● **What you have to do**
Exactly retype the lines of the material from its first line to the line with "(aCap) at (202,326)", including both.

═════ Data block ═════

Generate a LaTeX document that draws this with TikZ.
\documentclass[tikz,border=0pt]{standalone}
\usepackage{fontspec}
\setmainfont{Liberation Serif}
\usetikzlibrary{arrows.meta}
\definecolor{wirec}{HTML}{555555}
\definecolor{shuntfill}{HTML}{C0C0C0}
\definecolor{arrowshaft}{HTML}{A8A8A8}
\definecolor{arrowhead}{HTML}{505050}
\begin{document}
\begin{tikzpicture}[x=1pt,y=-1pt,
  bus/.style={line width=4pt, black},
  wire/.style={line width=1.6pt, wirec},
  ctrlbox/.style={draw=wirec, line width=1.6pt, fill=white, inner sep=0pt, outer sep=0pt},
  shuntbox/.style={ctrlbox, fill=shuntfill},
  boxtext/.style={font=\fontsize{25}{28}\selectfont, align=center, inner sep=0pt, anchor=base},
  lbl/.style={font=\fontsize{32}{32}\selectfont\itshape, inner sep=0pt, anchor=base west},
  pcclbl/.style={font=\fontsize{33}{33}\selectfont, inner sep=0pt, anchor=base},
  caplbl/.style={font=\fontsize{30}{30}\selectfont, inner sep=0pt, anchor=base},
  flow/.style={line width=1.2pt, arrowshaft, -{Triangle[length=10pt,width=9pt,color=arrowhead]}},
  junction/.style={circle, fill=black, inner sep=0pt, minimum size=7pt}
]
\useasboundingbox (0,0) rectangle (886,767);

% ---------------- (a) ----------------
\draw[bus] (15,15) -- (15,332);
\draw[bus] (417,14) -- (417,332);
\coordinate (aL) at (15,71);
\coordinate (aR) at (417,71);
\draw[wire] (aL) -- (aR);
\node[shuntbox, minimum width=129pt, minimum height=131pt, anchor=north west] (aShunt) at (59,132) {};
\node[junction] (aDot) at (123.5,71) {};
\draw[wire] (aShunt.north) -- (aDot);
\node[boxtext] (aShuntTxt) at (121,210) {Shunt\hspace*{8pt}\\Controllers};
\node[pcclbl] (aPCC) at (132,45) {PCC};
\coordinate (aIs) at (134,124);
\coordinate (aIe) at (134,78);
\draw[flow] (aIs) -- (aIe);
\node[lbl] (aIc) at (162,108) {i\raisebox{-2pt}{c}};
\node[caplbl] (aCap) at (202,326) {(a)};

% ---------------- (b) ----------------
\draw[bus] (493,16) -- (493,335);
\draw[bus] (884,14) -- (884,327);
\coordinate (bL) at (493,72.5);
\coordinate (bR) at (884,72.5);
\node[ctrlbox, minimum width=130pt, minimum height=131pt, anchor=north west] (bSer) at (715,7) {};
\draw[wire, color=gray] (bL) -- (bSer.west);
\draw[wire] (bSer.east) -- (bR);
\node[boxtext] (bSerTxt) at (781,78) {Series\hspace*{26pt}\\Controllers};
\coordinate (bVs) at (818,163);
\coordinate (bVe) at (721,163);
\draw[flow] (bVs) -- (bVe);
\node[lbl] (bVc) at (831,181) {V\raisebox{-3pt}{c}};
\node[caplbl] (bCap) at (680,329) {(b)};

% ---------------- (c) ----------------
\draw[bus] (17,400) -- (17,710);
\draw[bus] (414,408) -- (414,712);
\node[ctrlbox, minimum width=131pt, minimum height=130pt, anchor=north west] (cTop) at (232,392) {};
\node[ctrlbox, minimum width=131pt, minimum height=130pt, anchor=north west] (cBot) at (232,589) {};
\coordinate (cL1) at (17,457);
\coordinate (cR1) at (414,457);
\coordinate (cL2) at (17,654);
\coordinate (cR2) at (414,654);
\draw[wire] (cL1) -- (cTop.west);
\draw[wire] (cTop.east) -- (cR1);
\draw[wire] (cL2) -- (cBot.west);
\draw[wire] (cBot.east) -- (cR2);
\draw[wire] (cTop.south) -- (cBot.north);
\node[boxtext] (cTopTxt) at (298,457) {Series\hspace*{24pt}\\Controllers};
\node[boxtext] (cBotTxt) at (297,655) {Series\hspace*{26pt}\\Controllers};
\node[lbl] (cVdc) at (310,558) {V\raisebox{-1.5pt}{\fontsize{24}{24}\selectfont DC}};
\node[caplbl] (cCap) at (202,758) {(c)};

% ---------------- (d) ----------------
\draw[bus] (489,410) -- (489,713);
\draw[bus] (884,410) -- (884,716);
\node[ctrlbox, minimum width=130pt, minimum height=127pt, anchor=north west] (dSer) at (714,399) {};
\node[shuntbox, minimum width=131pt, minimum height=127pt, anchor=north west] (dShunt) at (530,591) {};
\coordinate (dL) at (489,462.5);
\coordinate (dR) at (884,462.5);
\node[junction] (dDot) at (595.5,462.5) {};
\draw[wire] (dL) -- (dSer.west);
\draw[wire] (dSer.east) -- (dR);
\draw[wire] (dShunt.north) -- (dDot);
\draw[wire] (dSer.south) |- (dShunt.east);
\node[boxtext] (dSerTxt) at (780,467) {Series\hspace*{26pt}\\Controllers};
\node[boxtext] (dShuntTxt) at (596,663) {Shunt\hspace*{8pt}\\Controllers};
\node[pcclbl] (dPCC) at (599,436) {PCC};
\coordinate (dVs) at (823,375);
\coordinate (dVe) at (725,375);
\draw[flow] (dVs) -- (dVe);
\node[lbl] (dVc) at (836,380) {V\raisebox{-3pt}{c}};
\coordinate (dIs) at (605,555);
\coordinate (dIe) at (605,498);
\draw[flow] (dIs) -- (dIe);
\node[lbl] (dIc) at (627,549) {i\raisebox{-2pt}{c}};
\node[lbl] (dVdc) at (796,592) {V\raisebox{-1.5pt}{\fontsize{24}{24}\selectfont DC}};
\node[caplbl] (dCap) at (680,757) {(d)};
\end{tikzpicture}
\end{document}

═════

● **The result**
Generate a LaTeX document that draws this with TikZ.
\documentclass[tikz,border=0pt]{standalone}
\usepackage{fontspec}
\setmainfont{Liberation Serif}
\usetikzlibrary{arrows.meta}
\definecolor{wirec}{HTML}{555555}
\definecolor{shuntfill}{HTML}{C0C0C0}
\definecolor{arrowshaft}{HTML}{A8A8A8}
\definecolor{arrowhead}{HTML}{505050}
\begin{document}
\begin{tikzpicture}[x=1pt,y=-1pt,
  bus/.style={line width=4pt, black},
  wire/.style={line width=1.6pt, wirec},
  ctrlbox/.style={draw=wirec, line width=1.6pt, fill=white, inner sep=0pt, outer sep=0pt},
  shuntbox/.style={ctrlbox, fill=shuntfill},
  boxtext/.style={font=\fontsize{25}{28}\selectfont, align=center, inner sep=0pt, anchor=base},
  lbl/.style={font=\fontsize{32}{32}\selectfont\itshape, inner sep=0pt, anchor=base west},
  pcclbl/.style={font=\fontsize{33}{33}\selectfont, inner sep=0pt, anchor=base},
  caplbl/.style={font=\fontsize{30}{30}\selectfont, inner sep=0pt, anchor=base},
  flow/.style={line width=1.2pt, arrowshaft, -{Triangle[length=10pt,width=9pt,color=arrowhead]}},
  junction/.style={circle, fill=black, inner sep=0pt, minimum size=7pt}
]
\useasboundingbox (0,0) rectangle (886,767);

% ---------------- (a) ----------------
\draw[bus] (15,15) -- (15,332);
\draw[bus] (417,14) -- (417,332);
\coordinate (aL) at (15,71);
\coordinate (aR) at (417,71);
\draw[wire] (aL) -- (aR);
\node[shuntbox, minimum width=129pt, minimum height=131pt, anchor=north west] (aShunt) at (59,132) {};
\node[junction] (aDot) at (123.5,71) {};
\draw[wire] (aShunt.north) -- (aDot);
\node[boxtext] (aShuntTxt) at (121,210) {Shunt\hspace*{8pt}\\Controllers};
\node[pcclbl] (aPCC) at (132,45) {PCC};
\coordinate (aIs) at (134,124);
\coordinate (aIe) at (134,78);
\draw[flow] (aIs) -- (aIe);
\node[lbl] (aIc) at (162,108) {i\raisebox{-2pt}{c}};
\node[caplbl] (aCap) at (202,326) {(a)};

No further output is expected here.